Полноватый мальчишка, а он тут один из дружков Мухи, нарочно особо никого не зовет, хотя половину санатория мог притащить, чтобы наблюдали. Не зовет, чтобы одному достались.
И я достанусь?
Он смотрит и протягивает правую руку с согнутыми пальцами.
Вдруг чувствую страшную и внезапную тошноту, бормочу что-то, сгибаюсь, держусь за живот, за горло. Меня рвет – рыбной котлетой от ужина, компотом из кураги, мутной водой. Под ногами желтая лужа, в голове – звон. Муха отдергивает руку, отступает, матерится еле слышно.
– Бля, – говорит, – сука, ты зачем?..
– Извини, – и сама не знаю, зачем говорю, почему извини, если ни в чем не виновата.

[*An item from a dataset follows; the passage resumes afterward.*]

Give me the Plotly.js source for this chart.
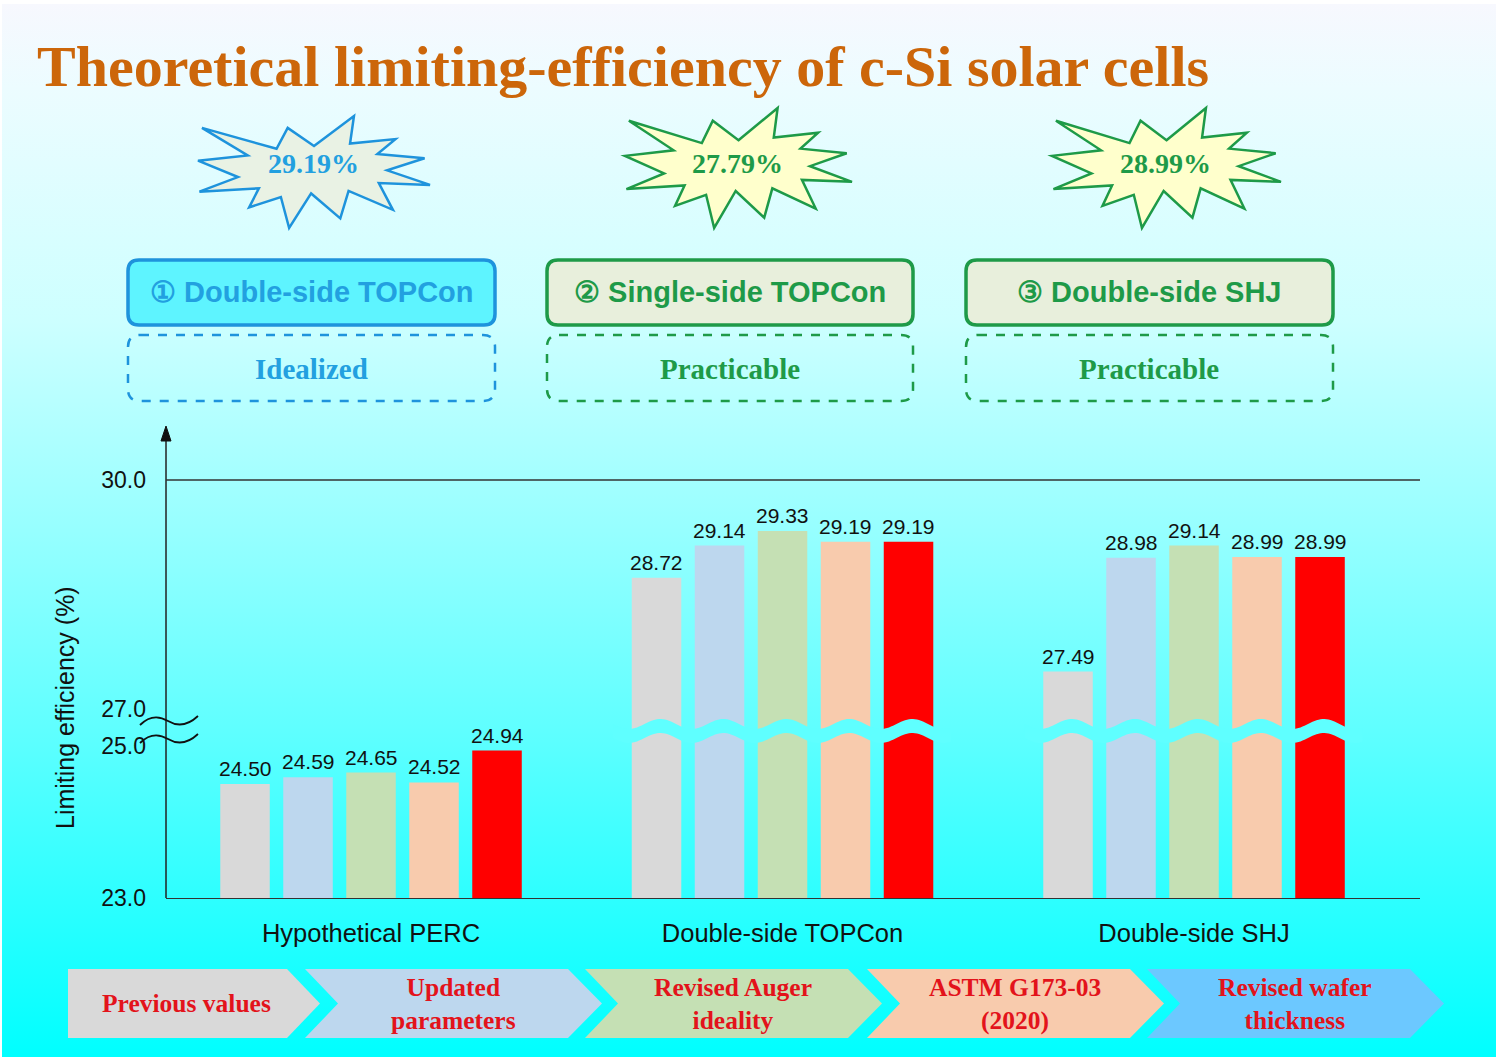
<!DOCTYPE html>
<html><head><meta charset="utf-8">
<script src="https://cdn.plot.ly/plotly-3.0.1.min.js"></script>
<style>
html,body{margin:0;padding:0;background:#fff;}
#bg{position:absolute;left:2px;top:4px;width:1494px;height:1053px;}
#chart{position:absolute;left:0;top:0;width:1500px;height:1061px;}
</style></head>
<body><div id="bg"></div><div id="chart"></div>
<script>
// ---------------- data ----------------
const categories = ['Hypothetical PERC', 'Double-side TOPCon', 'Double-side SHJ'];
const previousValues    = [24.50, 28.72, 27.49];
const updatedParameters = [24.59, 29.14, 28.98];
const revisedAuger      = [24.65, 29.33, 29.14];
const astmG173          = [24.52, 29.19, 28.99];
const revisedWafer      = [24.94, 29.19, 28.99];
const lowerTicks = [23, 25];
const upperTicks = [27, 30];
const stepLabels = ['Previous values', 'Updated<br>parameters', 'Revised Auger<br>ideality', 'ASTM G173-03<br>(2020)', 'Revised wafer<br>thickness'];
const headlineValues = ['29.19%', '27.79%', '28.99%'];
const cellLabels = ['① Double-side TOPCon', '② Single-side TOPCon', '③ Double-side SHJ'];
const cellKinds = ['Idealized', 'Practicable', 'Practicable'];
const titleText = 'Theoretical limiting-efficiency of c-Si solar cells';
const yTitle = 'Limiting efficiency (%)';

// ---------------- styling ----------------
const series = [previousValues, updatedParameters, revisedAuger, astmG173, revisedWafer];
const barColors = ['#D9D9D9', '#BDD7EE', '#C5E0B4', '#F8CBAD', '#FF0000'];
const chevronColors = ['#D9D9D9', '#BDD7EE', '#C5E0B4', '#F8CBAD', '#6CC8FF'];
const W = 1500, H = 1061;
const X = px => +(px / W).toFixed(5);
const Y = py => +(1 - py / H).toFixed(5);
const SANS = 'Liberation Sans, Arial, sans-serif';
const SERIF = 'Liberation Serif, Times New Roman, serif';

// background gradient
const stops = [[0, [247,248,254]], [0.08, [236,252,255]], [0.3, [205,255,255]], [0.5, [150,255,255]], [0.7, [92,255,255]], [0.85, [45,255,255]], [1, [0,255,255]]];
const rgb = c => `rgb(${c.map(v => Math.round(v)).join(',')})`;
document.getElementById('bg').style.background =
  'linear-gradient(to bottom,' + stops.map(s => rgb(s[1]) + ' ' + (s[0]*100) + '%').join(',') + ')';
function bgAt(py) {
  const f = (py - 4) / 1053;
  for (let i = 1; i < stops.length; i++) {
    if (f <= stops[i][0]) {
      const a = stops[i-1], b = stops[i], t = (f - a[0]) / (b[0] - a[0]);
      return rgb(a[1].map((v, k) => v + (b[1][k] - v) * t));
    }
  }
  return rgb(stops[stops.length-1][1]);
}

// axis geometry
const xr = [-0.4982, 2.5492];
const axL = 166, axR = 1420;
const lowScale = 76, upScale = 76.3, y30px = 480;
const lowTopPx = 733, upBotPx = 731, upTopPx = 432;
const bargap = 0.2345;
const pitch = (1 - bargap) / 5;

// ---------------- traces ----------------
const traces = [];
series.forEach((vals, i) => {
  ['y', 'y2'].forEach(ya => {
    traces.push({
      type: 'bar', x: [0, 1, 2], y: vals, yaxis: ya, xaxis: 'x',
      marker: {color: barColors[i], line: {width: 0}},
      hoverinfo: 'skip', showlegend: false
    });
  });
});

// ---------------- helpers ----------------
function poly(pts) { return 'M' + pts.map(p => X(p[0]) + ',' + Y(p[1])).join(' L') + ' Z'; }
function rrect(x0, y0, x1, y1, r) {
  return `M${X(x0+r)},${Y(y0)} L${X(x1-r)},${Y(y0)} Q${X(x1)},${Y(y0)} ${X(x1)},${Y(y0+r)} ` +
         `L${X(x1)},${Y(y1-r)} Q${X(x1)},${Y(y1)} ${X(x1-r)},${Y(y1)} L${X(x0+r)},${Y(y1)} ` +
         `Q${X(x0)},${Y(y1)} ${X(x0)},${Y(y1-r)} L${X(x0)},${Y(y0+r)} Q${X(x0)},${Y(y0)} ${X(x0+r)},${Y(y0)} Z`;
}
const seal = [[10800,5800],[14522,0],[14155,5325],[18380,4457],[16702,7315],[21097,8137],[17607,10475],[21600,13290],[16837,12942],[18145,18095],[14020,14457],[13247,19737],[10532,14935],[8485,21600],[7715,15627],[4762,17617],[5667,13937],[135,14587],[3722,11775],[0,8615],[4627,7617],[370,2295],[7312,6320],[8352,2295]];
function star(x0, y0, x1, y1) {
  return poly(seal.map(p => [x0 + p[0]/21600*(x1-x0), y0 + p[1]/21600*(y1-y0)]));
}
function note(px, py, text, font, extra) {
  return Object.assign({xref:'paper', yref:'paper', x: X(px), y: Y(py), xanchor:'center', yanchor:'middle',
    showarrow:false, text: text, font: font}, extra || {});
}

const shapes = [];
const annotations = [];

// title
annotations.push(note(35, 66, '<b>' + titleText + '</b>', {family: SERIF, size: 58, color:'#CC660A'}, {xanchor:'left'}));

// stars + boxes
const starBoxes = [[198,116,430,228],[625,108,852,228],[1052,108,1281,228]];
const boxX = [[128,495],[547,913],[966,1333]];
const strokeCols = ['#1E93DC', '#1E9A48', '#1E9A48'];
const textCols = ['#22A0E0', '#1E9A48', '#1E9A48'];
const starFills = ['#E9F2E4', '#FFFFCC', '#FFFFCC'];
const boxFills = ['#5EF4FF', '#E8EFDC', '#E8EFDC'];
for (let k = 0; k < 3; k++) {
  const sb = starBoxes[k];
  shapes.push({type:'path', xref:'paper', yref:'paper', path: star(...sb), fillcolor: starFills[k], line:{color: strokeCols[k], width: 2.5}});
  annotations.push(note((sb[0]+sb[2])/2 - 1, 164, '<b>' + headlineValues[k] + '</b>', {family: SERIF, size: 28, color: textCols[k]}));
  const [bx0, bx1] = boxX[k];
  shapes.push({type:'path', xref:'paper', yref:'paper', path: rrect(bx0, 260, bx1, 325, 11), fillcolor: boxFills[k], line:{color: strokeCols[k], width: 3.5}});
  annotations.push(note((bx0+bx1)/2, 292, '<b>' + cellLabels[k] + '</b>', {family: SANS, size: 29, color: textCols[k]}));
  shapes.push({type:'path', xref:'paper', yref:'paper', path: rrect(bx0, 335, bx1, 401, 12), fillcolor:'rgba(0,0,0,0)', line:{color: strokeCols[k], width: 2.5, dash:'dash'}});
  annotations.push(note((bx0+bx1)/2, 369, '<b>' + cellKinds[k] + '</b>', {family: SERIF, size: 29, color: textCols[k]}));
}

// y axis line + arrow
shapes.push({type:'line', xref:'paper', yref:'paper', x0: X(axL), x1: X(axL), y0: Y(898), y1: Y(438), line:{color:'#222', width:1.5}});
shapes.push({type:'path', xref:'paper', yref:'paper', path: poly([[axL,426],[axL-5,441],[axL+5,441]]), fillcolor:'#111', line:{color:'#111', width:1}});
// 30.0 line
shapes.push({type:'line', xref:'x domain', yref:'y2', x0: 0, x1: 1, y0: upperTicks[1], y1: upperTicks[1], line:{color:'#333', width:1.5}});
// axis break tildes
[721, 739].forEach(yc => {
  shapes.push({type:'path', xref:'paper', yref:'paper',
    path: `M${X(140)},${Y(yc+4)} Q${X(153)},${Y(yc-9)} ${X(168)},${Y(yc)} T${X(198)},${Y(yc-5)}`,
    line:{color:'#111', width:1.8}});
});

// wavy break band over tall bars
const pxPerUnit = (axR - axL) / (xr[1] - xr[0]);
const xPx = v => axL + (v - xr[0]) * pxPerUnit;
const bandCol = bgAt(731);
[1, 2].forEach(g => {
  const cx = xPx(g), half = 2.5 * pitch * pxPerUnit + 12;
  const xs = cx - half, xe = cx + half;
  const top = [], bot = [];
  for (let x = xs; x <= xe + 0.01; x += 2) {
    const yt = 724 + 5 * Math.sin(2 * Math.PI * (x - xs) / 63);
    top.push([x, yt]); bot.push([x, yt + 14]);
  }
  shapes.push({type:'path', xref:'paper', yref:'paper', path: poly(top.concat(bot.reverse())), fillcolor: bandCol, line:{width:0}, layer:'above'});
});

// value labels
series.forEach((vals, i) => {
  vals.forEach((v, g) => {
    annotations.push({xref:'x', yref: g === 0 ? 'y' : 'y2', x: g + (i - 2) * pitch, y: v,
      xanchor:'center', yanchor:'bottom', yshift: 2, showarrow:false,
      text: v.toFixed(2), font:{family: SANS, size: 21, color:'#111'}});
  });
});

// y title
annotations.push(note(65, 707, yTitle, {family: SANS, size: 25, color:'#111'}, {textangle: -90}));

// bottom chevrons
const chevStarts = [68, 305, 585, 867, 1147];
chevStarts.forEach((x0, k) => {
  const top = 969, bot = 1038, mid = 1003.5;
  const right = k === 0 ? 287 : x0 + 263;
  const pts = k === 0
    ? [[x0,top],[right,top],[right+33,mid],[right,bot],[x0,bot]]
    : [[x0,top],[right,top],[right+34,mid],[right,bot],[x0,bot],[x0+33,mid]];
  shapes.push({type:'path', xref:'paper', yref:'paper', path: poly(pts), fillcolor: chevronColors[k], line:{width:0}, layer:'below'});
  const cx = k === 0 ? 186 : (x0 + 33 + right) / 2;
  annotations.push(note(cx, mid, '<b>' + stepLabels[k] + '</b>', {family: SERIF, size: 25.5, color:'#E3131B'}));
});

const tickFont = {family: SANS, size: 23, color:'#111'};
const layout = {
  width: W, height: H, margin:{l:0, r:0, t:0, b:0},
  paper_bgcolor:'rgba(0,0,0,0)', plot_bgcolor:'rgba(0,0,0,0)',
  showlegend:false, barmode:'group', bargap: bargap, bargroupgap: 0.214,
  xaxis:{domain:[X(axL), X(axR)], range: xr, tickmode:'array', tickvals:[0,1,2], ticktext: categories,
    showline:true, linecolor:'#333', linewidth:1.5, ticks:'', showgrid:false, zeroline:false,
    tickfont:{family: SANS, size: 25.5, color:'#111'}, ticklabelstandoff: 12, anchor:'y', fixedrange:true},
  yaxis:{domain:[Y(898), Y(lowTopPx)], range:[lowerTicks[0], lowerTicks[0] + (898 - lowTopPx) / lowScale],
    tickmode:'array', tickvals: lowerTicks, tickformat:'.1f', showline:false, showgrid:false, zeroline:false,
    ticks:'', ticklabelstandoff: 19, tickfont: tickFont, anchor:'x', fixedrange:true},
  yaxis2:{domain:[Y(upBotPx), Y(upTopPx)], range:[upperTicks[1] - (upBotPx - y30px) / upScale, upperTicks[1] + (y30px - upTopPx) / upScale],
    tickmode:'array', tickvals: upperTicks, tickformat:'.1f', showline:false, showgrid:false, zeroline:false,
    ticks:'', ticklabelstandoff: 19, tickfont: tickFont, anchor:'x', fixedrange:true},
  shapes: shapes, annotations: annotations
};
Plotly.newPlot('chart', traces, layout, {displayModeBar:false, staticPlot:true});
</script>
</body></html>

Вытираю рот рукой, поворачиваюсь – и все равно не исправить, надо бежать. Открываю дверь – она открыта была, оказывается, Муха не запирал, а мы и не знали.
(Знали, все знали. Тут замки вообще не работают, не принято, поэтому сбежать давно могли, только зачем? Раз сами пришли – я, Белка и Сивая.)
Девочки вышли уже, оказывается, когда я только пополам согнулась. Но не убежали, ждут.
– Ну и дура, – говорит Сивая. Она застегнула рубашку, но грудь все равно немного видно. – Мы же видели.
– Что видели? В чем я опять виновата?
– Что ты спецом себе два пальца в рот.
– Где спецом? Ничего я не два пальца…
– Нет, видели. – Белка подходит, тянет носом: – Фу, ну и вонь от тебя. Иди помойся.
– Я сама разберусь, ладно? Это из-за двери воняет.
– Ну так Муха сделает так, что вонять будет от тебя. Описаешься вдобавок к тому, что устроила. Он сделает, я знаю.